The irony regarding asylum seekers arriving by boat in Australian waters, is that Australians themselves could have been the boat people. During World War 2 it was rumoured that the Australian government under Prime Minister Menzies had a plan to allow Japan to take the northern part of Australia had they successfully invaded. This plan was known as the Brisbane Line. Whilst there is some conjecture about whether or not the Brisbane Line really existed, I want to suggest a hypothetical.
Imagine that Japan had invaded Australia and that the Brisbane Line was invoked. Northern Australians would have been the ones seeking refuge. Their applications for refugee status in Southern Australia would have been treated with suspicion and derision from their southern counterparts. Those Northerners who felt they needed to escape the brutality of their new overlords and who decided to jump the newly constructed fence separating Northern Australia from Southern Australia would have found that the Southerners were not waiting for them with open arms. in fact, the exact opposite because of the very suspicion that we saw between East & West Germany: neighbours one day, enemies the next.

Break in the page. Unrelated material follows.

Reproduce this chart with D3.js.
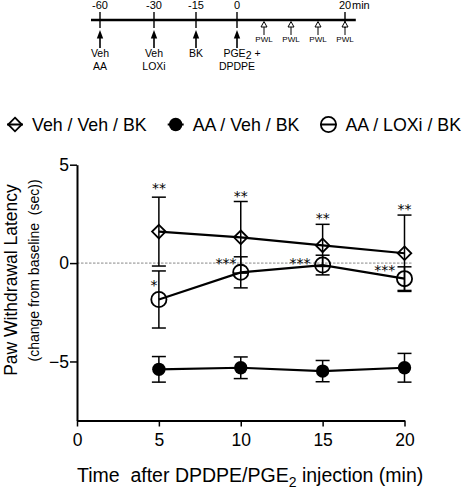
<!DOCTYPE html>
<html><head><meta charset="utf-8">
<script src="https://cdn.jsdelivr.net/npm/d3@7"></script>
<style>
body{margin:0;background:#fff;}
svg{display:block;font-family:"Liberation Sans",Arial,Helvetica,sans-serif;}
</style></head>
<body><svg id="c" width="464" height="488"></svg>
<script>
// ---- data ----
const times = [5, 10, 15, 20];
const vehMean = [1.6, 1.31, 0.9, 0.5];
const vehSem  = [1.75, 1.82, 1.07, 1.94];
const aaMean  = [-5.4, -5.32, -5.49, -5.32];
const aaSem   = [0.65, 0.55, 0.54, 0.73];
const loxMean = [-1.85, -0.47, -0.1, -0.79];
const loxSem  = [1.45, 0.79, 0.5, 0.6];
const seriesNames = ["Veh / Veh / BK", "AA / Veh / BK", "AA / LOXi / BK"];
const xTicks = [0, 5, 10, 15, 20];
const yTicks = [5, 0, -5];
// significance annotations (data coordinates)
const vehStars = [{t:5, y:3.98, s:"**"}, {t:10, y:3.56, s:"**"}, {t:15, y:2.44, s:"**"}, {t:20, y:2.91, s:"**"}];
const loxStars = [{t:4.7, y:-0.94, s:"*"}, {t:9.1, y:0.17, s:"***"}, {t:13.62, y:0.17, s:"***"}, {t:18.8, y:-0.18, s:"***"}];
// timeline schematic
const tlTicks = [-60, -30, -15, 0, 20];
const tlEvents = [-60, -30, -15, 0];
const tlEventLabels = [["Veh","AA"], ["Veh","LOXi"], ["BK"], ["PGE|2| +","DPDPE"]];
const tlPwl = [5, 10, 15, 20];

const svg = d3.select("#c");
const FONT = '"Liberation Sans",Arial,Helvetica,sans-serif';

// ---- timeline ----
const tx = d3.scaleLinear().domain([-60, -30, -15, 0, 20]).range([100, 154, 196, 237, 345]);
const tl = svg.append("g");
const tlY = 20;
tl.append("line").attr("x1", tx(-65)).attr("x2", tx(22)).attr("y1", tlY).attr("y2", tlY)
  .attr("stroke", "#000").attr("stroke-width", 2.6);
tl.selectAll(".tk").data(tlTicks).join("line")
  .attr("x1", d => tx(d)).attr("x2", d => tx(d)).attr("y1", 12).attr("y2", 28)
  .attr("stroke", "#000").attr("stroke-width", 1.4);
tl.selectAll(".tkl").data(tlTicks).join("text")
  .attr("x", d => tx(d)).attr("y", 9).attr("text-anchor", "middle")
  .attr("font-size", 11).text(d => d);
tl.append("text").attr("x", tx(20) + 7).attr("y", 9).attr("font-size", 11).text("min");
// event arrows
tlEvents.forEach((t, i) => {
  const x = tx(t);
  tl.append("line").attr("x1", x).attr("x2", x).attr("y1", 37).attr("y2", 48)
    .attr("stroke", "#000").attr("stroke-width", 1.6);
  tl.append("path").attr("d", `M${x},30 L${x-3.2},38.5 L${x+3.2},38.5 Z`).attr("fill", "#000");
  tlEventLabels[i].forEach((lab, j) => {
    const txt = tl.append("text").attr("x", x).attr("y", 57 + j * 12.5)
      .attr("text-anchor", "middle").attr("font-size", 10.5);
    const parts = lab.split("|");
    if (parts.length === 1) txt.text(lab);
    else {
      txt.attr("x", x + 5);
      txt.append("tspan").text(parts[0]);
      txt.append("tspan").attr("dy", 1.5).text(parts[1]);
      txt.append("tspan").attr("dy", -1.5).text(parts[2]);
    }
  });
});
// PWL arrows
tlPwl.forEach(t => {
  const x = tx(t);
  tl.append("line").attr("x1", x).attr("x2", x).attr("y1", 26.5).attr("y2", 35)
    .attr("stroke", "#000").attr("stroke-width", 1);
  tl.append("path").attr("d", `M${x},21.5 L${x-3},27 L${x+3},27 Z`)
    .attr("fill", "#fff").attr("stroke", "#000").attr("stroke-width", 1);
  tl.append("text").attr("x", x).attr("y", 41.5).attr("text-anchor", "middle")
    .attr("font-size", 8).text("PWL");
});

// ---- legend ----
const lg = svg.append("g");
const legY = 124.5;
let cx = 15;
seriesNames.forEach((name, i) => {
  const g = lg.append("g");
  g.append("line").attr("x1", cx - 8).attr("x2", cx + 8).attr("y1", legY).attr("y2", legY)
    .attr("stroke", "#000").attr("stroke-width", 2);
  drawSymbol(g, i, cx, legY);
  const t = g.append("text").attr("x", cx + 17).attr("y", 130.5).attr("font-size", 17.8).text(name);
  cx = cx + 17 + t.node().getComputedTextLength() + 29;
});

function drawSymbol(g, i, x, y) {
  if (i === 0) {
    const r = 6.8;
    g.append("path").attr("d", `M${x},${y-r} L${x+r},${y} L${x},${y+r} L${x-r},${y} Z`)
      .attr("fill", "none").attr("stroke", "#000").attr("stroke-width", 1.8);
  } else if (i === 1) {
    g.append("circle").attr("cx", x).attr("cy", y).attr("r", 6.7).attr("fill", "#000");
  } else {
    g.append("circle").attr("cx", x).attr("cy", y).attr("r", 7.6)
      .attr("fill", "none").attr("stroke", "#000").attr("stroke-width", 1.8);
  }
}

// ---- main chart ----
const x = d3.scaleLinear().domain([0, 20]).range([77, 404.5]);
const y = d3.scaleLinear().domain([-8, 5]).range([420.5, 164.7]);

// zero reference line
svg.append("line").attr("x1", x(0)).attr("x2", x(20.5)).attr("y1", y(0)).attr("y2", y(0))
  .attr("stroke", "#555").attr("stroke-width", 0.7).attr("stroke-dasharray", "2.5,1.5");

const xAxis = svg.append("g").attr("transform", `translate(0,${y(-8)})`)
  .call(d3.axisBottom(x).tickValues(xTicks).tickSize(6).tickSizeOuter(0).tickPadding(7));
const yAxis = svg.append("g").attr("transform", `translate(${x(0)},0)`)
  .call(d3.axisLeft(y).tickValues(yTicks).tickSize(7).tickSizeOuter(0).tickPadding(1));
[xAxis, yAxis].forEach(a => {
  a.select(".domain").attr("stroke-width", 2);
  a.selectAll(".tick line").attr("stroke-width", 1.5);
  a.selectAll(".tick text").attr("font-size", 17.5).attr("font-family", FONT).attr("fill", "#000");
});

const series = [
  {mean: vehMean, sem: vehSem},
  {mean: aaMean, sem: aaSem},
  {mean: loxMean, sem: loxSem}
];
const line = d3.line().x(d => x(d.t)).y(d => y(d.m));
const plot = svg.append("g");
// error bars first
series.forEach((s, i) => {
  const pts = times.map((t, k) => ({t, m: s.mean[k], e: s.sem[k]}));
  const eb = plot.append("g").attr("stroke", "#000").attr("stroke-width", 1.5);
  pts.forEach(p => {
    eb.append("line").attr("x1", x(p.t)).attr("x2", x(p.t)).attr("y1", y(p.m + p.e)).attr("y2", y(p.m - p.e));
    [p.m + p.e, p.m - p.e].forEach(v => {
      eb.append("line").attr("x1", x(p.t) - 7).attr("x2", x(p.t) + 7).attr("y1", y(v)).attr("y2", y(v));
    });
  });
});
series.forEach((s, i) => {
  const pts = times.map((t, k) => ({t, m: s.mean[k]}));
  plot.append("path").datum(pts).attr("d", line).attr("fill", "none")
    .attr("stroke", "#000").attr("stroke-width", 2.2);
  pts.forEach(p => drawSymbol(plot, i, x(p.t), y(p.m)));
});

// stars
const fsStar = 14;
const starFont = '"DejaVu Sans",sans-serif';
svg.selectAll(".sv").data(vehStars).join("text")
  .attr("x", d => x(d.t)).attr("y", d => y(d.y) + fsStar * 0.6)
  .attr("text-anchor", "middle").attr("font-family", starFont).attr("font-size", fsStar).text(d => d.s);
svg.selectAll(".sl").data(loxStars).join("text")
  .attr("x", d => x(d.t)).attr("y", d => y(d.y) + fsStar * 0.6)
  .attr("text-anchor", "middle").attr("font-family", starFont).attr("font-size", fsStar).text(d => d.s);

// axis titles
svg.append("text").attr("transform", "translate(17,280) rotate(-90)")
  .attr("text-anchor", "middle").attr("font-size", 17.5).text("Paw Withdrawal Latency");
svg.append("text").attr("transform", "translate(39,270.5) rotate(-90)")
  .attr("text-anchor", "middle").attr("font-size", 14).attr("xml:space", "preserve")
  .text("(change from baseline  (sec))");
const xt = svg.append("text").attr("x", 77).attr("y", 481.5).attr("font-size", 19.5)
  .attr("xml:space", "preserve");
xt.append("tspan").text("Time  after DPDPE/PGE");
xt.append("tspan").attr("dy", 5).attr("font-size", 14).text("2");
xt.append("tspan").attr("dy", -5).text(" injection (min)");
</script></body></html>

The reason for suspicion would have included rumours such as: "the Japanese are holding their families hostage and they are only down here to spy on us".
Those northern Australians who managed to jump the fence into Southern Australia would have been imprisoned and most likely deported back to Northern Australia because of the need to "maintain a good relationship with our new mainland neighbours; the Japanese government".

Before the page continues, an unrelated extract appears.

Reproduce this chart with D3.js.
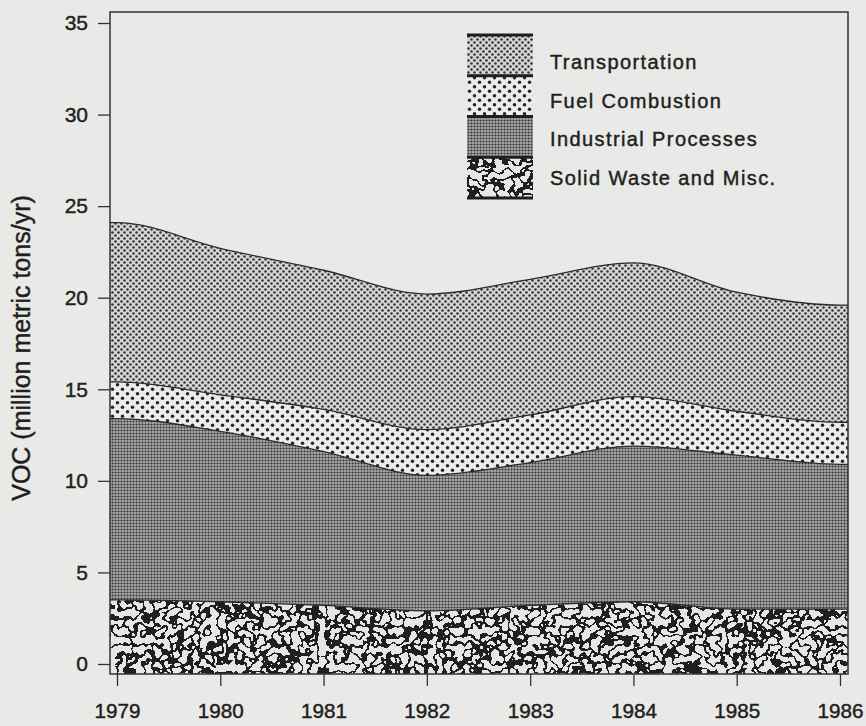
<!DOCTYPE html>
<html>
<head>
<meta charset="utf-8">
<script src="https://cdn.jsdelivr.net/npm/d3@7"></script>
<style>
  html, body { margin: 0; padding: 0; background: #e9eae7; }
  svg { display: block; font-family: "Liberation Sans", Arial, sans-serif; }
  .ink { fill: #1f1f1f; stroke: #1f1f1f; stroke-width: 0.45px; }
</style>
</head>
<body>
<div id="chart"></div>
<script>
(() => {
  const width = 866, height = 726;

  // VOC emissions, million metric tons/yr
  const years = [1979, 1980, 1981, 1982, 1983, 1984, 1985, 1986];
  const solidWaste = [3.5, 3.4, 3.2, 2.9, 3.2, 3.4, 3.0, 3.0];
  const industrial = [9.9, 9.3, 8.4, 7.4, 7.8, 8.5, 8.4, 7.9];
  const fuelCombustion = [2.0, 2.0, 2.3, 2.5, 2.6, 2.7, 2.4, 2.3];
  const transportation = [8.7, 8.0, 7.6, 7.4, 7.4, 7.3, 6.5, 6.4];

  const seriesKeys = ["solid", "industrial", "fuel", "transport"];
  const seriesLabels = ["Solid Waste and Misc.", "Industrial Processes", "Fuel Combustion", "Transportation"];
  const yTicks = [0, 5, 10, 15, 20, 25, 30, 35];
  const yTitle = "VOC (million metric tons/yr)";

  const rows = years.map((yr, i) => ({
    year: yr,
    solid: solidWaste[i],
    industrial: industrial[i],
    fuel: fuelCombustion[i],
    transport: transportation[i]
  }));

  // plot frame
  const frame = { left: 110, right: 848, top: 12, bottom: 674 };

  const x = d3.scaleLinear().domain([1979, 1986]).range([117, 840]);
  const y = d3.scaleLinear().domain([0, 35]).range([664, 23]);

  const svg = d3.select("#chart").append("svg")
    .attr("width", width)
    .attr("height", height);

  const defs = svg.append("defs");

  // dotted screen patterns
  function dotPattern(id, w, h, bg, dots, r, color) {
    const p = defs.append("pattern")
      .attr("id", id)
      .attr("patternUnits", "userSpaceOnUse")
      .attr("width", w)
      .attr("height", h);
    p.append("rect").attr("width", w).attr("height", h).attr("fill", bg);
    dots.forEach(([cx, cy]) => {
      p.append("circle").attr("cx", cx).attr("cy", cy).attr("r", r).attr("fill", color);
    });
  }
  dotPattern("pat-transport", 6, 6, "#d6d7d5", [[1.5, 1.5], [4.5, 4.5]], 1.3, "#333");
  dotPattern("pat-fuel", 10, 9, "#ecedeb", [[2.5, 2.25], [7.5, 6.75]], 1.75, "#262626");
  dotPattern("pat-industrial", 3, 3, "#a9a9a7", [[1.5, 1.5]], 1.05, "#333");

  // squiggly "solid waste" texture from thresholded noise
  const filt = defs.append("filter")
    .attr("id", "squiggle")
    .attr("filterUnits", "userSpaceOnUse")
    .attr("x", 0).attr("y", 0)
    .attr("width", width).attr("height", height)
    .attr("color-interpolation-filters", "sRGB");
  filt.append("feTurbulence")
    .attr("type", "fractalNoise")
    .attr("baseFrequency", 0.11)
    .attr("numOctaves", 2)
    .attr("seed", 11)
    .attr("result", "noise");
  filt.append("feColorMatrix")
    .attr("in", "noise")
    .attr("type", "matrix")
    .attr("values", "0 0 0 0 0.12  0 0 0 0 0.12  0 0 0 0 0.13  1 0 0 0 0")
    .attr("result", "mask");
  filt.append("feComponentTransfer")
    .attr("in", "mask")
    .append("feFuncA")
    .attr("type", "discrete")
    .attr("tableValues", "0 0 0 0 0 0 0 0 1 1 1 0 0 0 0 0 0 0 0 0");

  const sw = defs.append("pattern")
    .attr("id", "pat-solid")
    .attr("patternUnits", "userSpaceOnUse")
    .attr("width", width)
    .attr("height", height);
  sw.append("rect").attr("width", width).attr("height", height).attr("fill", "#e6e7e4");
  sw.append("rect").attr("width", width).attr("height", height).attr("fill", "#000")
    .attr("filter", "url(#squiggle)");

  const fills = {
    solid: "url(#pat-solid)",
    industrial: "url(#pat-industrial)",
    fuel: "url(#pat-fuel)",
    transport: "url(#pat-transport)"
  };

  defs.append("clipPath").attr("id", "plot-clip")
    .append("rect")
    .attr("x", frame.left).attr("y", frame.top)
    .attr("width", frame.right - frame.left)
    .attr("height", frame.bottom - frame.top);

  // stacked areas
  const stacked = d3.stack().keys(seriesKeys)(rows);

  const area = d3.area()
    .curve(d3.curveMonotoneX)
    .x(d => d.px)
    .y0(d => d.y0 === 0 ? frame.bottom : y(d.y0))
    .y1(d => y(d.y1));

  const topLine = d3.line()
    .curve(d3.curveMonotoneX)
    .x(d => d.px)
    .y(d => y(d.y1));

  // extend each layer flat to the frame edges
  function layerPoints(s) {
    const pts = s.map(d => ({ px: x(d.data.year), y0: d[0], y1: d[1] }));
    const first = pts[0], last = pts[pts.length - 1];
    return [{ px: frame.left, y0: first.y0, y1: first.y1 }, ...pts,
            { px: frame.right, y0: last.y0, y1: last.y1 }];
  }

  const plot = svg.append("g").attr("clip-path", "url(#plot-clip)");

  stacked.forEach(s => {
    plot.append("path")
      .attr("d", area(layerPoints(s)))
      .attr("fill", fills[s.key]);
  });
  stacked.forEach(s => {
    plot.append("path")
      .attr("d", topLine(layerPoints(s)))
      .attr("fill", "none")
      .attr("stroke", "#2a2a2a")
      .attr("stroke-width", 1.3);
  });

  // frame
  svg.append("rect")
    .attr("x", frame.left).attr("y", frame.top)
    .attr("width", frame.right - frame.left)
    .attr("height", frame.bottom - frame.top)
    .attr("fill", "none")
    .attr("stroke", "#333")
    .attr("stroke-width", 1.5);

  // axes
  const yAxis = svg.append("g")
    .attr("transform", `translate(${frame.left},0)`)
    .call(d3.axisLeft(y).tickValues(yTicks).tickSize(12).tickPadding(10).tickSizeOuter(0));

  const xAxis = svg.append("g")
    .attr("transform", `translate(0,${frame.bottom})`)
    .call(d3.axisBottom(x).tickValues(years).tickFormat(d3.format("d"))
      .tickSize(12).tickPadding(17).tickSizeOuter(0));

  [yAxis, xAxis].forEach(g => {
    g.select(".domain").remove();
    g.selectAll(".tick line").attr("stroke", "#333").attr("stroke-width", 1.3);
    g.selectAll(".tick text")
      .attr("class", "ink")
      .attr("fill", null)
      .style("font-size", "21px")
      .style("font-family", "'Liberation Sans', Arial, sans-serif");
  });
  xAxis.selectAll(".tick text")
    .attr("textLength", 46)
    .attr("lengthAdjust", "spacingAndGlyphs");

  // y title
  svg.append("text")
    .attr("class", "ink")
    .attr("transform", "translate(30,348) rotate(-90)")
    .attr("text-anchor", "middle")
    .style("font-size", "25px")
    .text(yTitle);

  // legend (top entry first)
  const legend = svg.append("g").attr("transform", "translate(467,35)");
  const boxW = 66, boxH = 40.75;
  const legendKeys = seriesKeys.slice().reverse();
  const legendLabels = seriesLabels.slice().reverse();

  legendKeys.forEach((k, i) => {
    legend.append("rect")
      .attr("x", 0).attr("y", i * boxH)
      .attr("width", boxW).attr("height", boxH)
      .attr("fill", fills[k]);
    legend.append("text")
      .attr("class", "ink")
      .attr("x", 83)
      .attr("y", 34 + i * 38.7)
      .style("font-size", "20px")
      .style("letter-spacing", "1.4px")
      .text(legendLabels[i]);
  });
  d3.range(legendKeys.length + 1).forEach(i => {
    legend.append("line")
      .attr("x1", 0).attr("x2", boxW)
      .attr("y1", i * boxH).attr("y2", i * boxH)
      .attr("stroke", "#1e1e1e")
      .attr("stroke-width", 3);
  });
})();
</script>
</body>
</html>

So where to for the Northern Australians? North! Indonesia. Leaky boats, putting their families lives at risk in order to escape a brutal and inhumane regime if we base it on the way the Japanese ran their prison camps during WW2.
Or.... would have those Northern Australians been happy for them and their families, their children, to endure the brutality, the torture just so that they could take a number and apply for refugee status to other countries such as USA, UK or the limited refugee intake of Southern Australia.
We should have a more compassionate approach to refugees, we should not be demonizing these victims of terror and brutality, we should not be subjecting them to further abuse and dehumanizing treatment by incarcerating them in remote, hostile areas of Australia or off-shore centres.
Boat people are not the threat that some people believe. The vast majority have been found to be genuine and are now living productive lives in Australia.
Our attitude to asylum seekers should be summed up in the words of John Bradford:
'There but for the grace of God, go I'.